EXERCISE DETAILS:
Nothing in the data should change when you return it, but leave the pictures out.

DATA SECTION:
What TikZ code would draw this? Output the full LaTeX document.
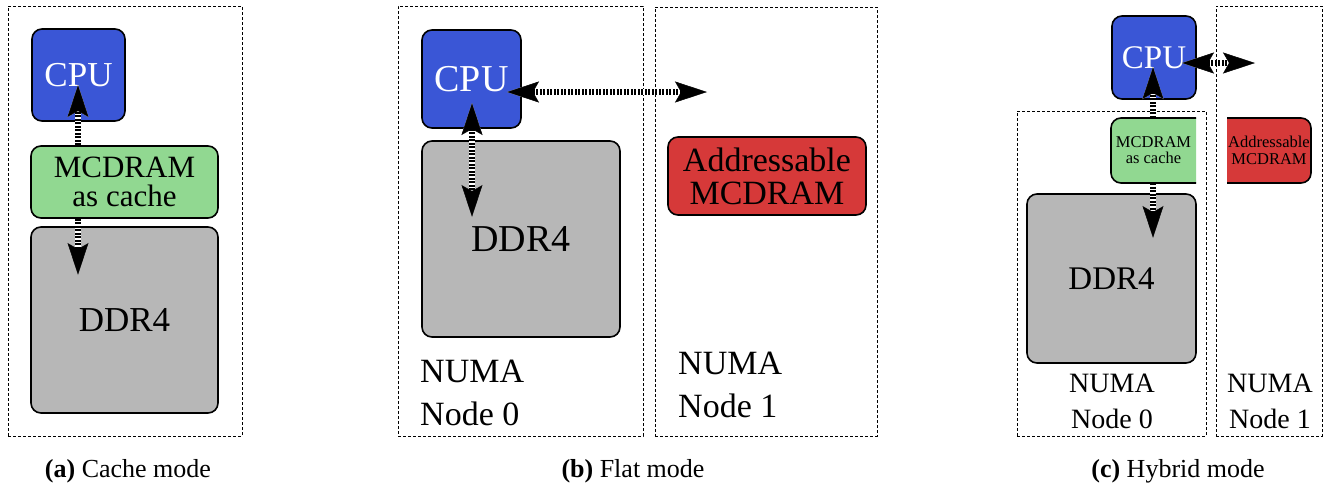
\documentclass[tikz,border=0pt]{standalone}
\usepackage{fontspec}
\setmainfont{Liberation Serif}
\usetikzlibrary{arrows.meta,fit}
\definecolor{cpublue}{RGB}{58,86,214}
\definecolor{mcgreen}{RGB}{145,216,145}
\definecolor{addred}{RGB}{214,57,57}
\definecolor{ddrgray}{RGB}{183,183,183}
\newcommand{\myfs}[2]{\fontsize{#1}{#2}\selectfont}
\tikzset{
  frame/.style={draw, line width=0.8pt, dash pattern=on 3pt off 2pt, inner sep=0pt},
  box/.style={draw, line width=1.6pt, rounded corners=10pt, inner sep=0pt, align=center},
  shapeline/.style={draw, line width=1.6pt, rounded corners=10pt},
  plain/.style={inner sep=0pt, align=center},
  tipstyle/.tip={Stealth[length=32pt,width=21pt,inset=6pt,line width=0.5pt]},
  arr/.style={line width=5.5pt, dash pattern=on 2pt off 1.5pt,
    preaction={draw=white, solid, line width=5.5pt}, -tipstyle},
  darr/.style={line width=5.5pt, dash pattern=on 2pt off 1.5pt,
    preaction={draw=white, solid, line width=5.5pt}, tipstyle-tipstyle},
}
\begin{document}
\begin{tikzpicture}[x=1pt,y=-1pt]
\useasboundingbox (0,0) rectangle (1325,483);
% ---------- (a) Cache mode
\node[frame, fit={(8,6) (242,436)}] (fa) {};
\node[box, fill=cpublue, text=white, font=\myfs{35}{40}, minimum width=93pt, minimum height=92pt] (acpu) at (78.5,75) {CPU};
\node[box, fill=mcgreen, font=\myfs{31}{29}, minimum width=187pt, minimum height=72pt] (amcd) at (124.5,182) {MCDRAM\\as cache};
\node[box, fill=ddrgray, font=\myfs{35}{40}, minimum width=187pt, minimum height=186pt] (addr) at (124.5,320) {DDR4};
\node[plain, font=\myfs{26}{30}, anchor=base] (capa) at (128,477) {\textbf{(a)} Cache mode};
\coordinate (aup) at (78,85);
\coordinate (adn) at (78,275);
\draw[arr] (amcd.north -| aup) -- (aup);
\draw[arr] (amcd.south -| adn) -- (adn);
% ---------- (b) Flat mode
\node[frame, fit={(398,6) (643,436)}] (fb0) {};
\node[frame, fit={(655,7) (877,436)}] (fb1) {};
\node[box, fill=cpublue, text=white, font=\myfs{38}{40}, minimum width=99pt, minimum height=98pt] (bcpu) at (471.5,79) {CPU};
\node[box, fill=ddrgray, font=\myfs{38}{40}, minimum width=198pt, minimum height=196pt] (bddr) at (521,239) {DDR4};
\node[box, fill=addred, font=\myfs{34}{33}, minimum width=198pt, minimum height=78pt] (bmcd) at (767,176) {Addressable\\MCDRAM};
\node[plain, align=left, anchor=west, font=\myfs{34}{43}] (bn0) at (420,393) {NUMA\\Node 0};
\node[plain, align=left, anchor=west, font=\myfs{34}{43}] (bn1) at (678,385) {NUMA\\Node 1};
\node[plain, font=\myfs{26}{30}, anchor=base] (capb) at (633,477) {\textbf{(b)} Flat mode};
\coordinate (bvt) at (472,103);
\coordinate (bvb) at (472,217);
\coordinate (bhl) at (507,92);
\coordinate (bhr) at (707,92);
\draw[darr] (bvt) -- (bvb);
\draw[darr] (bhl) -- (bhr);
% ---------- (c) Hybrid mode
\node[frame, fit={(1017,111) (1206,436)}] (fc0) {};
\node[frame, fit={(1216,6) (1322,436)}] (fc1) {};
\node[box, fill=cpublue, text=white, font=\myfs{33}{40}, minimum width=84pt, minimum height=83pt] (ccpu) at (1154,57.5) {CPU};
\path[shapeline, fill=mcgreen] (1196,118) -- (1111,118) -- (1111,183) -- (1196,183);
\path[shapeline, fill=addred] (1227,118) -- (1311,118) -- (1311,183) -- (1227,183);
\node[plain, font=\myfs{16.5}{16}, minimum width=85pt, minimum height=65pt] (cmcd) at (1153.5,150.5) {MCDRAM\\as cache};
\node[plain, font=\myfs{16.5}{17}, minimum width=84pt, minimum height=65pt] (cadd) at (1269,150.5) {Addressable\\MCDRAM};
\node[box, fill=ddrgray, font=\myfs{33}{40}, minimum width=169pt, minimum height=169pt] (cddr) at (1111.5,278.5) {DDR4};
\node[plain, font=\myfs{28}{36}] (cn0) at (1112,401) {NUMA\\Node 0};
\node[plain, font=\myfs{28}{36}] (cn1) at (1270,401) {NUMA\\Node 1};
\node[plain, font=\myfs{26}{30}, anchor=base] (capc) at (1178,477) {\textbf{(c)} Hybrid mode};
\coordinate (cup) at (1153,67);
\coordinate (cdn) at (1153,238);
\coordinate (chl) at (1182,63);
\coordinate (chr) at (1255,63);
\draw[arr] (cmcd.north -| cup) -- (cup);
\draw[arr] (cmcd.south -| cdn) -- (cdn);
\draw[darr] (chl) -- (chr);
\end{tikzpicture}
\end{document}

TASK RESPONSE:
What TikZ code would draw this? Output the full LaTeX document.
\documentclass[tikz,border=0pt]{standalone}
\usepackage{fontspec}
\setmainfont{Liberation Serif}
\usetikzlibrary{arrows.meta,fit}
\definecolor{cpublue}{RGB}{58,86,214}
\definecolor{mcgreen}{RGB}{145,216,145}
\definecolor{addred}{RGB}{214,57,57}
\definecolor{ddrgray}{RGB}{183,183,183}
\newcommand{\myfs}[2]{\fontsize{#1}{#2}\selectfont}
\tikzset{
  frame/.style={draw, line width=0.8pt, dash pattern=on 3pt off 2pt, inner sep=0pt},
  box/.style={draw, line width=1.6pt, rounded corners=10pt, inner sep=0pt, align=center},
  shapeline/.style={draw, line width=1.6pt, rounded corners=10pt},
  plain/.style={inner sep=0pt, align=center},
  tipstyle/.tip={Stealth[length=32pt,width=21pt,inset=6pt,line width=0.5pt]},
  arr/.style={line width=5.5pt, dash pattern=on 2pt off 1.5pt,
    preaction={draw=white, solid, line width=5.5pt}, -tipstyle},
  darr/.style={line width=5.5pt, dash pattern=on 2pt off 1.5pt,
    preaction={draw=white, solid, line width=5.5pt}, tipstyle-tipstyle},
}
\begin{document}
\begin{tikzpicture}[x=1pt,y=-1pt]
\useasboundingbox (0,0) rectangle (1325,483);
% ---------- (a) Cache mode
\node[frame, fit={(8,6) (242,436)}] (fa) {};
\node[box, fill=cpublue, text=white, font=\myfs{35}{40}, minimum width=93pt, minimum height=92pt] (acpu) at (78.5,75) {CPU};
\node[box, fill=mcgreen, font=\myfs{31}{29}, minimum width=187pt, minimum height=72pt] (amcd) at (124.5,182) {MCDRAM\\as cache};
\node[box, fill=ddrgray, font=\myfs{35}{40}, minimum width=187pt, minimum height=186pt] (addr) at (124.5,320) {DDR4};
\node[plain, font=\myfs{26}{30}, anchor=base] (capa) at (128,477) {\textbf{(a)} Cache mode};
\coordinate (aup) at (78,85);
\coordinate (adn) at (78,275);
\draw[arr] (amcd.north -| aup) -- (aup);
\draw[arr] (amcd.south -| adn) -- (adn);
% ---------- (b) Flat mode
\node[frame, fit={(398,6) (643,436)}] (fb0) {};
\node[frame, fit={(655,7) (877,436)}] (fb1) {};
\node[box, fill=cpublue, text=white, font=\myfs{38}{40}, minimum width=99pt, minimum height=98pt] (bcpu) at (471.5,79) {CPU};
\node[box, fill=ddrgray, font=\myfs{38}{40}, minimum width=198pt, minimum height=196pt] (bddr) at (521,239) {DDR4};
\node[box, fill=addred, font=\myfs{34}{33}, minimum width=198pt, minimum height=78pt] (bmcd) at (767,176) {Addressable\\MCDRAM};
\node[plain, align=left, anchor=west, font=\myfs{34}{43}] (bn0) at (420,393) {NUMA\\Node 0};
\node[plain, align=left, anchor=west, font=\myfs{34}{43}] (bn1) at (678,385) {NUMA\\Node 1};
\node[plain, font=\myfs{26}{30}, anchor=base] (capb) at (633,477) {\textbf{(b)} Flat mode};
\coordinate (bvt) at (472,103);
\coordinate (bvb) at (472,217);
\coordinate (bhl) at (507,92);
\coordinate (bhr) at (707,92);
\draw[darr] (bvt) -- (bvb);
\draw[darr] (bhl) -- (bhr);
% ---------- (c) Hybrid mode
\node[frame, fit={(1017,111) (1206,436)}] (fc0) {};
\node[frame, fit={(1216,6) (1322,436)}] (fc1) {};
\node[box, fill=cpublue, text=white, font=\myfs{33}{40}, minimum width=84pt, minimum height=83pt] (ccpu) at (1154,57.5) {CPU};
\path[shapeline, fill=mcgreen] (1196,118) -- (1111,118) -- (1111,183) -- (1196,183);
\path[shapeline, fill=addred] (1227,118) -- (1311,118) -- (1311,183) -- (1227,183);
\node[plain, font=\myfs{16.5}{16}, minimum width=85pt, minimum height=65pt] (cmcd) at (1153.5,150.5) {MCDRAM\\as cache};
\node[plain, font=\myfs{16.5}{17}, minimum width=84pt, minimum height=65pt] (cadd) at (1269,150.5) {Addressable\\MCDRAM};
\node[box, fill=ddrgray, font=\myfs{33}{40}, minimum width=169pt, minimum height=169pt] (cddr) at (1111.5,278.5) {DDR4};
\node[plain, font=\myfs{28}{36}] (cn0) at (1112,401) {NUMA\\Node 0};
\node[plain, font=\myfs{28}{36}] (cn1) at (1270,401) {NUMA\\Node 1};
\node[plain, font=\myfs{26}{30}, anchor=base] (capc) at (1178,477) {\textbf{(c)} Hybrid mode};
\coordinate (cup) at (1153,67);
\coordinate (cdn) at (1153,238);
\coordinate (chl) at (1182,63);
\coordinate (chr) at (1255,63);
\draw[arr] (cmcd.north -| cup) -- (cup);
\draw[arr] (cmcd.south -| cdn) -- (cdn);
\draw[darr] (chl) -- (chr);
\end{tikzpicture}
\end{document}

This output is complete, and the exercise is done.